* [WHAT YOU SHOULD DO]: Set down the lines that begin at the top of the records and end with the line containing "ax = fig.add_axes([0.119, 0.1331, 0.7415, 0.8255])", and drop every picture.

* [Part of a data file]:
((

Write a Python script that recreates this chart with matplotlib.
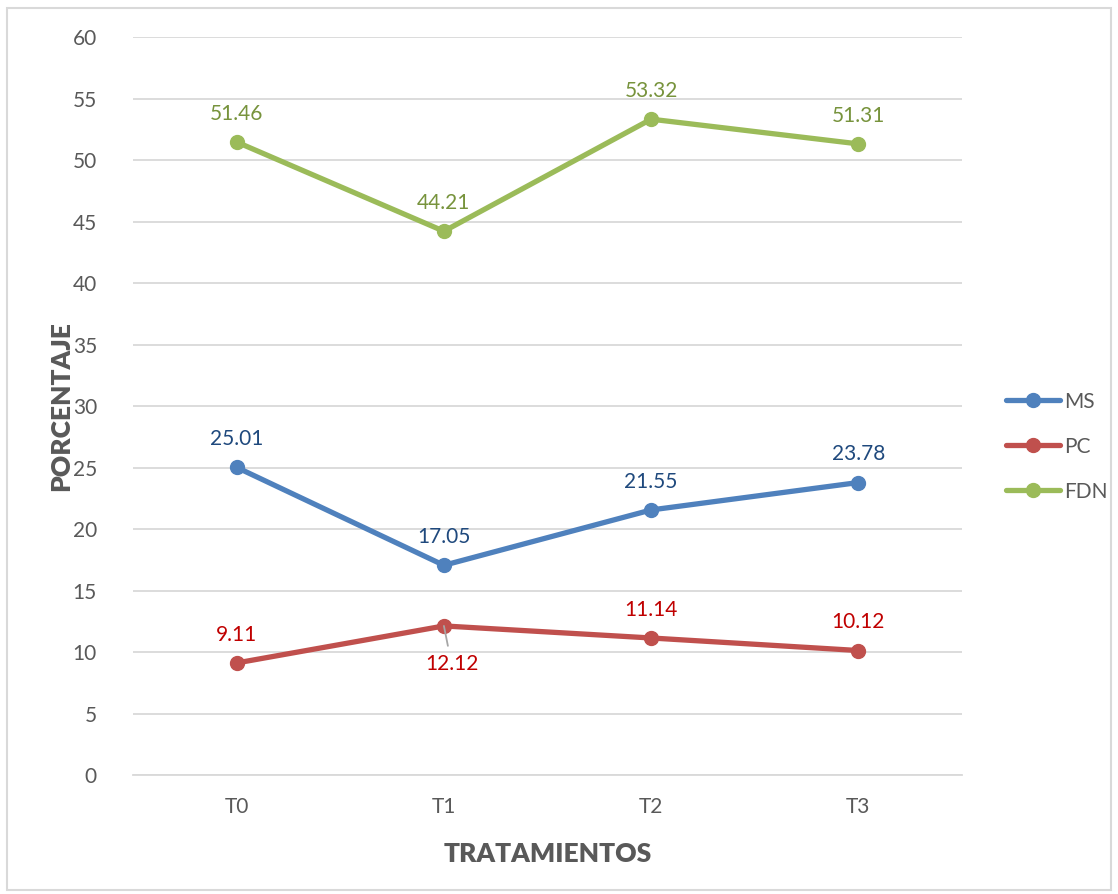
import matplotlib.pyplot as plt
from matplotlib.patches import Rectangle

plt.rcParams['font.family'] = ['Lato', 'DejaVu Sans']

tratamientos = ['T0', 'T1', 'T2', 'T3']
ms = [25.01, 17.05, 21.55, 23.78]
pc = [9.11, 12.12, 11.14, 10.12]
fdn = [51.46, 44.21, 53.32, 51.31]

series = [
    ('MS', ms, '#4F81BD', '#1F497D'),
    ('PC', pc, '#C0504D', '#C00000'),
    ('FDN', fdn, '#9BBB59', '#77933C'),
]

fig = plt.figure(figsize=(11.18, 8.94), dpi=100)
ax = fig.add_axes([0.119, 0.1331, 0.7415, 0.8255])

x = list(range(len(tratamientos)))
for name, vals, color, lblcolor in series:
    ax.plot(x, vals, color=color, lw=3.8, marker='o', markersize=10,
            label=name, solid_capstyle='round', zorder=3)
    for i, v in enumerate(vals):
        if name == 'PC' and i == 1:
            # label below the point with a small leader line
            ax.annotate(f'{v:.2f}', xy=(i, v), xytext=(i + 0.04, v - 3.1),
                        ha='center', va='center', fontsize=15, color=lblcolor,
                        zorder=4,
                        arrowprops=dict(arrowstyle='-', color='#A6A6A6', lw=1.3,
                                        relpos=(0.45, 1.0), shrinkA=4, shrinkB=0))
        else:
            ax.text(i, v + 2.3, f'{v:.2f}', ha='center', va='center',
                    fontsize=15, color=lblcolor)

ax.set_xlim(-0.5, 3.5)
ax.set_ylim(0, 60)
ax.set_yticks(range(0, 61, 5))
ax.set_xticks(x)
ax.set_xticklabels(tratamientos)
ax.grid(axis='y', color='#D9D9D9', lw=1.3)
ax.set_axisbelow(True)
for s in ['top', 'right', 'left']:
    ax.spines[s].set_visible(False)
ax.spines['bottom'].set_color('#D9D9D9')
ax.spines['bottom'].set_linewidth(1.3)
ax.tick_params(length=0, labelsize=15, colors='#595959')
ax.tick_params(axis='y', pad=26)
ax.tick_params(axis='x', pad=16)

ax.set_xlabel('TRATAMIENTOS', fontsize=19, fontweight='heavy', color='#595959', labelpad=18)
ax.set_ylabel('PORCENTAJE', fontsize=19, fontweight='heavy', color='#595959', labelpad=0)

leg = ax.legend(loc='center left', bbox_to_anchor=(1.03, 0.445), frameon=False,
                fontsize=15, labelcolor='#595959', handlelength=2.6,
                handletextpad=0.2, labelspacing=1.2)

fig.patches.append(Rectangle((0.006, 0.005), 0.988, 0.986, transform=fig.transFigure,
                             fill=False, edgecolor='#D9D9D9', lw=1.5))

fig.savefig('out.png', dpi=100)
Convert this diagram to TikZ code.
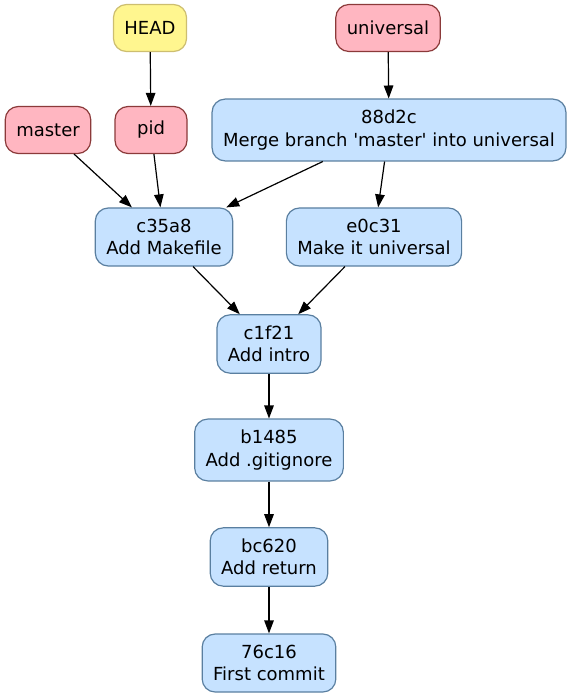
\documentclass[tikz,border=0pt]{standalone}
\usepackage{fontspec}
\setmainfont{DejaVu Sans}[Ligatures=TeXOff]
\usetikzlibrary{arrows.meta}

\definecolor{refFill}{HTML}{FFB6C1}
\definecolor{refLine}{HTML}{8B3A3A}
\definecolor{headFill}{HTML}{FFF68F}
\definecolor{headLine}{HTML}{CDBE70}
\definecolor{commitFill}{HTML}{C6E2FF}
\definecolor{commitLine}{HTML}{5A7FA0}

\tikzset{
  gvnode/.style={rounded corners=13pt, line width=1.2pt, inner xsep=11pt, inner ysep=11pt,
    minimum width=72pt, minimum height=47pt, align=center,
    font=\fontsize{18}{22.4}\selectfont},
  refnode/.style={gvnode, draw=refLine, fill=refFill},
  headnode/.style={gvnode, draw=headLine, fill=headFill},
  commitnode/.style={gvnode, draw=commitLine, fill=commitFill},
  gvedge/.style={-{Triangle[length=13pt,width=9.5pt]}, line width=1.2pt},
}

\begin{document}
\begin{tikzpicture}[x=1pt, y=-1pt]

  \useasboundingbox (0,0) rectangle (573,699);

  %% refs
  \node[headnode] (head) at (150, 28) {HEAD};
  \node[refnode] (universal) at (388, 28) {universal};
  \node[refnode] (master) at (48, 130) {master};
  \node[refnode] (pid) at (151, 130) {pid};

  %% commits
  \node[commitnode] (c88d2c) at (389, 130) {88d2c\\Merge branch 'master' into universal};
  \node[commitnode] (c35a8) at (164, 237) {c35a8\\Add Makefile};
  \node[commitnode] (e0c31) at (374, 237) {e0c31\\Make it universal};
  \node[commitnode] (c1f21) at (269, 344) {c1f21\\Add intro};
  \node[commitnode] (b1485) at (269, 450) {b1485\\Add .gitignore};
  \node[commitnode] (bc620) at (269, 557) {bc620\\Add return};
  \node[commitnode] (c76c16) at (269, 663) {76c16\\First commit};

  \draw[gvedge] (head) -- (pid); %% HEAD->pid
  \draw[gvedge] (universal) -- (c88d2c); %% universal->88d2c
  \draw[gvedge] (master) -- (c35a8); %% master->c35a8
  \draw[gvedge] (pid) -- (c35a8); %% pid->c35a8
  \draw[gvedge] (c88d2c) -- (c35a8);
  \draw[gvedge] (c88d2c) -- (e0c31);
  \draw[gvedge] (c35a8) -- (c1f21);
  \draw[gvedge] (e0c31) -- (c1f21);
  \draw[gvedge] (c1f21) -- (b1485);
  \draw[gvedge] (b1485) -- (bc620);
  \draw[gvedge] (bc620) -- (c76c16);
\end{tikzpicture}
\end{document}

))

* [ANSWER]:
Write a Python script that recreates this chart with matplotlib.
import matplotlib.pyplot as plt
from matplotlib.patches import Rectangle

plt.rcParams['font.family'] = ['Lato', 'DejaVu Sans']

tratamientos = ['T0', 'T1', 'T2', 'T3']
ms = [25.01, 17.05, 21.55, 23.78]
pc = [9.11, 12.12, 11.14, 10.12]
fdn = [51.46, 44.21, 53.32, 51.31]

series = [
    ('MS', ms, '#4F81BD', '#1F497D'),
    ('PC', pc, '#C0504D', '#C00000'),
    ('FDN', fdn, '#9BBB59', '#77933C'),
]

fig = plt.figure(figsize=(11.18, 8.94), dpi=100)
ax = fig.add_axes([0.119, 0.1331, 0.7415, 0.8255])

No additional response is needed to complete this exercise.